Ai Climate change talks di Bonn Bolivia e Venezuela (ma anche la Malaysia) non si sono fatti intimidire: hanno criticato l'Accordo di Copenhagen perché è stato elaborato da un gruppo di 28 nazioni al di fuori del processo dell'Onu e perché non è sufficiente a limitare gli aumenti della temperatura media globale a 2 gradi, anzi le farebbe aumentare di 5 gradi. Poi hanno rilanciato, chiedendo all'Onu di mettere da parte l'Accordo. Claudia Salerno, a capo della delegazione venezuelana, prima di abbandonare la riunione di Bonn ha detto che «L'accordo rappresenta gli interessi economici di pochi che vogliono impedire che si segua la strada di un ampio consenso democratico. Nessuno dovrebbe congratularsi con se stesso per questo»..

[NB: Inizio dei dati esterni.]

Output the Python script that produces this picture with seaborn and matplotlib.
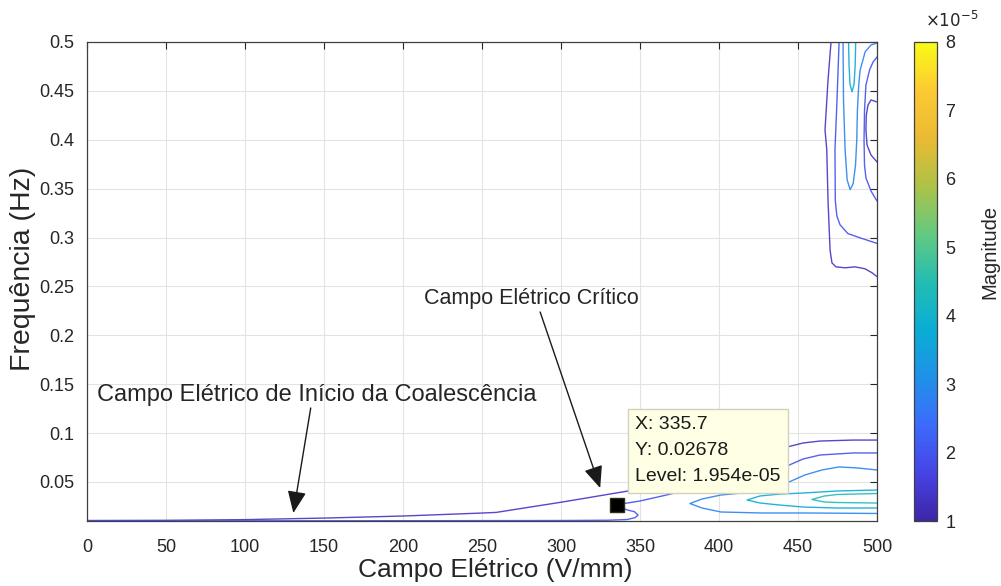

L'altro inviato speciale Usa per il cambiamento climatico Jonathan Pershing, ha risposto che l'Onu non dovrebbe «Tornare a dove eravamo si era in fase di stallo. Con l'accordo che abbiamo ottenuto, ogni Paese ha dato qualcosa, ma tutti abbiamo guadagnato qualcosa ottenendo un accordo che può essere attuato. Questo non dobbiamo lasciarlo cadere o perderlo», dalla sua parte si è schierata la delegazione dell'India. Più prudente la spagnola Alicia Montalvo che a Bonn rappresentava la presidenza di turno dell'Ue: «Ci rendiamo conto che abbiamo bisogno di migliorare ciò che facciamo in seno alla Convenzione. Abbiamo bisogno di ripristinare la fiducia nel processo delle Nazioni Unite e tra le parti». Ma l'eterna mediazione europea rischia di fare la fine del vaso di coccio tra i due vasi di ferro.
Come stanno le cose lo spiega sinteticamente Martin Kaiser, responsabile per la politica climatica di Greenpeace International: «La maggiore sfida per ogni negoziato è quella di definire un obiettivo. Sembra essere solo un accordo sul fatto che le "two tracks" continueranno», cioè che i prossimi Climate change talks si svolgeranno ancora secondo i due gruppi di lavoro ad hoc sul rispetto del Protocollo di Kyoto da parte dei Paesi sviluppati e sulla cooperazione internazionale a lungo termine. Ed anche i Paesi del G77 hanno avvertito gli Usa e gli altri Paesi ricchi: «Il solo luogo per i negoziati sul cambiamento climatico è il quadro dell'Onu».